How a Call Butterfly is built
1× long K1 call, 2× short K2 call, 1× long K3 call (equal spacing classic).
- Leg 1: buy call · strike template 90 · premium ~12 · 1 contract(s)
- Leg 2: sell call · strike template 100 · premium ~5.5 · 2 contract(s)
- Leg 3: buy call · strike template 110 · premium ~2 · 1 contract(s)
Risk & reward snapshot
| Market bias | neutral |
|---|---|
| Max profit | Middle spacing − net debit (if price at body). |
| Max loss | Net debit paid. |
| Breakeven | Two breakevens around the body. |
Figures are conceptual for the classic structure.
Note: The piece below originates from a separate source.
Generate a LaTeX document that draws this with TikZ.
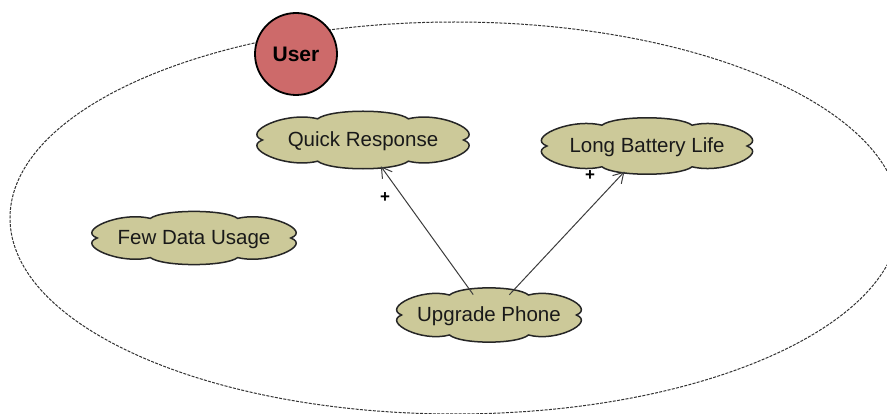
\documentclass[tikz,border=0pt]{standalone}
\usepackage{fontspec}
\setmainfont{Liberation Sans}
\usetikzlibrary{shapes.geometric,arrows.meta}
\definecolor{cloudfill}{RGB}{204,201,153}
\definecolor{userfill}{RGB}{205,106,106}
\definecolor{lineg}{RGB}{60,60,60}
\tikzset{
  cloudline/.style={draw=black!85, line width=1.5pt, fill=cloudfill},
  cloudnode/.style={ellipse, inner sep=0pt, font=\fontsize{20.5}{24}\selectfont, text=black!90},
  link/.style={draw=lineg, line width=1pt, -{Straight Barb[length=10pt,width=12pt]}},
  plusmark/.style={font=\bfseries\fontsize{17}{19}\selectfont, inner sep=0pt}
}
\newcommand{\puffcloud}[3]{%
  \path[cloudline, shift={(#1)}, xscale=#2, yscale=#3]
    (-0.93,0) .. controls (-1.13,0.3) and (-0.72,1.1) .. (-0.42,0.8)
    .. controls (-0.3,1.18) and (0.3,1.18) .. (0.42,0.8)
    .. controls (0.72,1.1) and (1.13,0.3) .. (0.93,0)
    .. controls (1.13,-0.3) and (0.72,-1.1) .. (0.42,-0.8)
    .. controls (0.3,-1.18) and (-0.3,-1.18) .. (-0.42,-0.8)
    .. controls (-0.72,-1.1) and (-1.13,-0.3) .. (-0.93,0) -- cycle;}
\begin{document}
\begin{tikzpicture}[x=1pt,y=-1pt]
\useasboundingbox (0,0) rectangle (887,414);
\begin{scope}
\clip (0,0) rectangle (887,414);
\draw[draw=black!80, line width=1pt, dash pattern=on 3pt off 1.3pt] (455,218) ellipse [x radius=445, y radius=196];
\end{scope}
\node[circle, draw=black, line width=1.8pt, fill=userfill, minimum size=82pt, inner sep=0pt, font=\bfseries\fontsize{21}{24}\selectfont] (user) at (296,54) {User};
\coordinate (qrc) at (363,140);
\coordinate (lbc) at (647,146);
\coordinate (fdc) at (194,238);
\coordinate (upc) at (489,315);
\puffcloud{qrc}{108}{26.5}
\puffcloud{lbc}{107.5}{26}
\puffcloud{fdc}{104}{24.5}
\puffcloud{upc}{94}{25}
\node[cloudnode, minimum width=216pt, minimum height=50pt] (qr) at ([yshift=-1.5pt]qrc) {Quick Response};
\node[cloudnode, minimum width=215pt, minimum height=49pt] (lb) at ([yshift=-1.5pt]lbc) {Long Battery Life};
\node[cloudnode, minimum width=208pt, minimum height=49pt] (fd) at ([yshift=-1.5pt]fdc) {Few Data Usage};
\node[cloudnode, minimum width=188pt, minimum height=44pt] (up) at ([yshift=-1.5pt]upc) {Upgrade Phone};
\draw[link] (up) -- (qr);
\draw[link] (up) -- (lb);
\node[plusmark] (p1) at (385,198) {+};
\node[plusmark] (p2) at (590,176) {+};
\end{tikzpicture}
\end{document}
Your actual premiums, strikes, and fees change the numbers — confirm on the calculator.
When traders use it
- Low-cost bet on a precise price region (often around expected pin).
Key risks
- Low probability of max profit; easy to lose the full debit if price misses the window.
Practical tips
- Commissions and wide markets matter more on multi-leg cheap debit flies.
Practice on the calculator
- Open the Call Butterfly calculator.
- Load a symbol and option chain; fill realistic mid premiums.
- Review max profit, max loss, breakevens, and the date × price heatmap.
- Change strikes and DTE to see how risk shape shifts.
FAQ
What is a Call Butterfly?
Long call butterfly: buy 1 low strike, sell 2 middle, buy 1 high — limited risk, max profit if price lands near the body at expiry.
What is the max loss on a Call Butterfly?
Net debit paid.
When should I use a Call Butterfly?
Low-cost bet on a precise price region (often around expected pin).